**Aim**
The lines from the top of the material below through the line containing "const tMinor = [37.5, 112.5, 187.5, 262.5, 337.5];" are to be printed exactly, with pictures omitted.

**Data excerpt**
-- begin --
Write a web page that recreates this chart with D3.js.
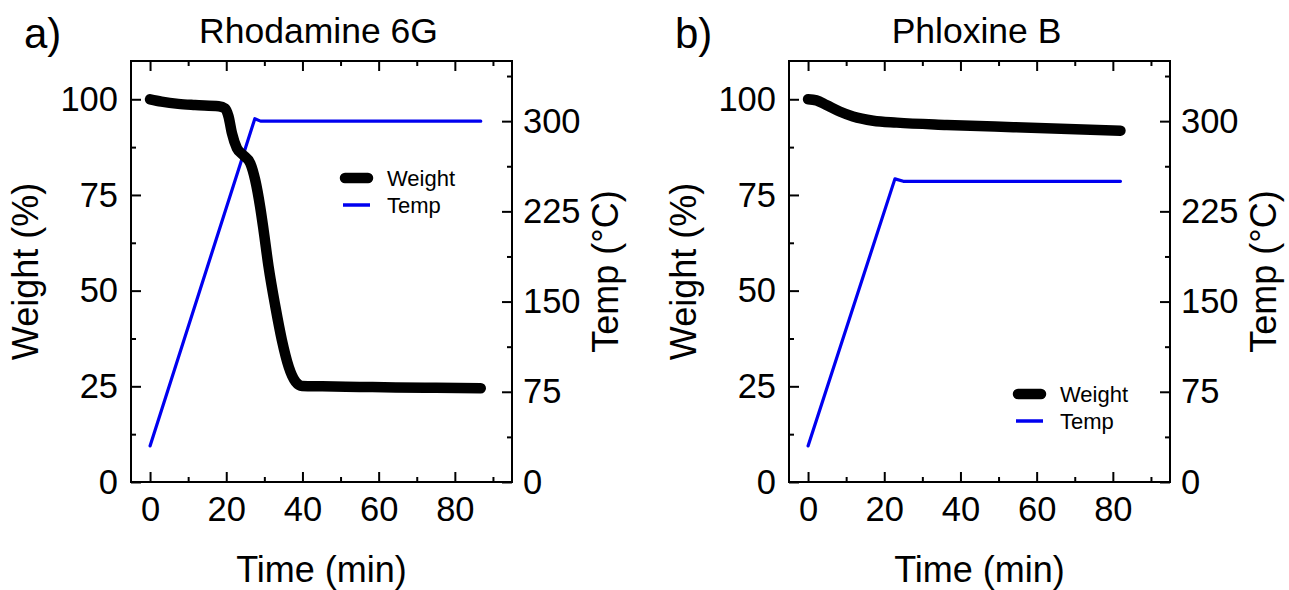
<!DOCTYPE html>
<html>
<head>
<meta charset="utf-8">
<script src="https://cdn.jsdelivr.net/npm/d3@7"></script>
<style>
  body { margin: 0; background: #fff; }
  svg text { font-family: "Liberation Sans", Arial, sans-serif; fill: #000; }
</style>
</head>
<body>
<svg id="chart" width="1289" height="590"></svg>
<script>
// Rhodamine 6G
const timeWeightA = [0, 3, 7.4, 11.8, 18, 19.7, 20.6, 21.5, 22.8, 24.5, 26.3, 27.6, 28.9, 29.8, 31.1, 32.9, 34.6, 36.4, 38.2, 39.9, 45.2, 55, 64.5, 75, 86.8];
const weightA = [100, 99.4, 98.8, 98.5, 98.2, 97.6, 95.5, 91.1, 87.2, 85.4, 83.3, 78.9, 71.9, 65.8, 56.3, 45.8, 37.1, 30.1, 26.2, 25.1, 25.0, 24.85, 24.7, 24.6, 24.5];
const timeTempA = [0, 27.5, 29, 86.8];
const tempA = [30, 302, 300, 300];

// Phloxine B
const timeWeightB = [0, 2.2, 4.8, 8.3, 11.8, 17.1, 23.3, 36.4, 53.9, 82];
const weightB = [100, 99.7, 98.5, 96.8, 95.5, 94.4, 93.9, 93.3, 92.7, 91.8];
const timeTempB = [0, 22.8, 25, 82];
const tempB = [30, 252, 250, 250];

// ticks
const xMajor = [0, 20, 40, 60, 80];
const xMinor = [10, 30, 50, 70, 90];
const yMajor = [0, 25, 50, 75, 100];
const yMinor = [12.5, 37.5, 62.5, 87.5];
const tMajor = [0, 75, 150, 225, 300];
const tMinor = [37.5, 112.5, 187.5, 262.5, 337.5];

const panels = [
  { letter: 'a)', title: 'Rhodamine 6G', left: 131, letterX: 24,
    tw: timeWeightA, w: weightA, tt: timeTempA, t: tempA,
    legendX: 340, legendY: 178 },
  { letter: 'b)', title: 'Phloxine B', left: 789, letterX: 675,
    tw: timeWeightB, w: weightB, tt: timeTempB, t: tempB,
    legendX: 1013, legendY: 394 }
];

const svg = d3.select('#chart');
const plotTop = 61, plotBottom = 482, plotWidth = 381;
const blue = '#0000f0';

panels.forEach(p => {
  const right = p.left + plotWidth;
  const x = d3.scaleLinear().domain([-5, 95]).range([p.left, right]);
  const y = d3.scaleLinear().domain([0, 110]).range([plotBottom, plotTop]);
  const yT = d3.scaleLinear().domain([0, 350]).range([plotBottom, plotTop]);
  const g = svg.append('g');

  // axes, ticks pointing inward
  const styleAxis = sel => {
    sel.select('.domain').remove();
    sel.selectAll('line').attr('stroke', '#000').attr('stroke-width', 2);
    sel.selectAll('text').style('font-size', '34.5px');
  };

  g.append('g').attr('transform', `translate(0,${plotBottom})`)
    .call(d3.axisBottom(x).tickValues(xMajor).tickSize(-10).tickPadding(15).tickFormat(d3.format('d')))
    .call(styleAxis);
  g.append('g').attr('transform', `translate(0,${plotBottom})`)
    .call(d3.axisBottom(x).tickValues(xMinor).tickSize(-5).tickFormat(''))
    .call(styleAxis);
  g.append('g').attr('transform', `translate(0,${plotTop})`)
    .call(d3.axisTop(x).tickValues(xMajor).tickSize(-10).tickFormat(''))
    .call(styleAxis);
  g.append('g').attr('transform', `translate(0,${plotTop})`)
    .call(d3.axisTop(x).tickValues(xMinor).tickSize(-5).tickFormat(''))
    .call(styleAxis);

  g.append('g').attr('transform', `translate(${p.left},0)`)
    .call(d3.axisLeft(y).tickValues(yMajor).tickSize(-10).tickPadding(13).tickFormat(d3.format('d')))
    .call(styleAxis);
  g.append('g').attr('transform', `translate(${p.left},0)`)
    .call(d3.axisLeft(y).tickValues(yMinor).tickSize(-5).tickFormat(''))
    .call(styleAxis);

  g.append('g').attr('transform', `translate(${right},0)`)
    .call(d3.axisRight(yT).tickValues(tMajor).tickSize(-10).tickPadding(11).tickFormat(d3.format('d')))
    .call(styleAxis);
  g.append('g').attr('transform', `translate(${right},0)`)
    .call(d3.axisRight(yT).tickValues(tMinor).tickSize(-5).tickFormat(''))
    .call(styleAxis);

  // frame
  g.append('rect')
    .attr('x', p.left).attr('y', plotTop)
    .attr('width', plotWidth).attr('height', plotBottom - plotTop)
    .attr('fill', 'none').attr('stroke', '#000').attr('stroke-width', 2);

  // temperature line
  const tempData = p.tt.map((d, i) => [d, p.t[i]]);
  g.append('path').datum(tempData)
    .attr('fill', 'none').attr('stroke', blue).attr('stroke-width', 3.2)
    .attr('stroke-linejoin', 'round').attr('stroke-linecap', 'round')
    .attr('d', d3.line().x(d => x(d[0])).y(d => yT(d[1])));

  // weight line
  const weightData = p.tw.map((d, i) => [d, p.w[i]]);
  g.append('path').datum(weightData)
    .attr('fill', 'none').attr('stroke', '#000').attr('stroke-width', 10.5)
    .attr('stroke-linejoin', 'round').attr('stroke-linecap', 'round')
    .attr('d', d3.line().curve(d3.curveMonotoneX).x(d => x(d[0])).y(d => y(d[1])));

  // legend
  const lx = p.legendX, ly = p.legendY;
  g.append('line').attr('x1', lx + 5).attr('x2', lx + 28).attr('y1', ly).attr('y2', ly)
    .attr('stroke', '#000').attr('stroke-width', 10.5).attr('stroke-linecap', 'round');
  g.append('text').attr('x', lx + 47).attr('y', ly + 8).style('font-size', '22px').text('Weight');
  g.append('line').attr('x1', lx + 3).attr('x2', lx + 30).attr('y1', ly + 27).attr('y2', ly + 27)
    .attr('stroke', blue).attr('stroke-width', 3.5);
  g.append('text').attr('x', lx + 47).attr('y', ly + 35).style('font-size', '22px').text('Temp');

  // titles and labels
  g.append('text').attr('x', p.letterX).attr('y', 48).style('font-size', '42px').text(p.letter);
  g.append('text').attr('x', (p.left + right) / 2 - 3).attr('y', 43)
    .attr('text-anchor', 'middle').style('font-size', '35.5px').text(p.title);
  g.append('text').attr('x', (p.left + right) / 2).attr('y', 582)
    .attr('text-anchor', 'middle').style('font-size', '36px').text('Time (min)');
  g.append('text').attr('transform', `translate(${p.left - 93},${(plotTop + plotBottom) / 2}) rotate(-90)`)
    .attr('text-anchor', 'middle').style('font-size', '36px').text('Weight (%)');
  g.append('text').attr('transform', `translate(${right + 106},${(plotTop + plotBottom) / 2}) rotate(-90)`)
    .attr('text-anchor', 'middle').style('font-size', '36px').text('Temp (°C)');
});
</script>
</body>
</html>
-- end --
**Solution for this problem**
Write a web page that recreates this chart with D3.js.
<!DOCTYPE html>
<html>
<head>
<meta charset="utf-8">
<script src="https://cdn.jsdelivr.net/npm/d3@7"></script>
<style>
  body { margin: 0; background: #fff; }
  svg text { font-family: "Liberation Sans", Arial, sans-serif; fill: #000; }
</style>
</head>
<body>
<svg id="chart" width="1289" height="590"></svg>
<script>
// Rhodamine 6G
const timeWeightA = [0, 3, 7.4, 11.8, 18, 19.7, 20.6, 21.5, 22.8, 24.5, 26.3, 27.6, 28.9, 29.8, 31.1, 32.9, 34.6, 36.4, 38.2, 39.9, 45.2, 55, 64.5, 75, 86.8];
const weightA = [100, 99.4, 98.8, 98.5, 98.2, 97.6, 95.5, 91.1, 87.2, 85.4, 83.3, 78.9, 71.9, 65.8, 56.3, 45.8, 37.1, 30.1, 26.2, 25.1, 25.0, 24.85, 24.7, 24.6, 24.5];
const timeTempA = [0, 27.5, 29, 86.8];
const tempA = [30, 302, 300, 300];

// Phloxine B
const timeWeightB = [0, 2.2, 4.8, 8.3, 11.8, 17.1, 23.3, 36.4, 53.9, 82];
const weightB = [100, 99.7, 98.5, 96.8, 95.5, 94.4, 93.9, 93.3, 92.7, 91.8];
const timeTempB = [0, 22.8, 25, 82];
const tempB = [30, 252, 250, 250];

// ticks
const xMajor = [0, 20, 40, 60, 80];
const xMinor = [10, 30, 50, 70, 90];
const yMajor = [0, 25, 50, 75, 100];
const yMinor = [12.5, 37.5, 62.5, 87.5];
const tMajor = [0, 75, 150, 225, 300];
const tMinor = [37.5, 112.5, 187.5, 262.5, 337.5];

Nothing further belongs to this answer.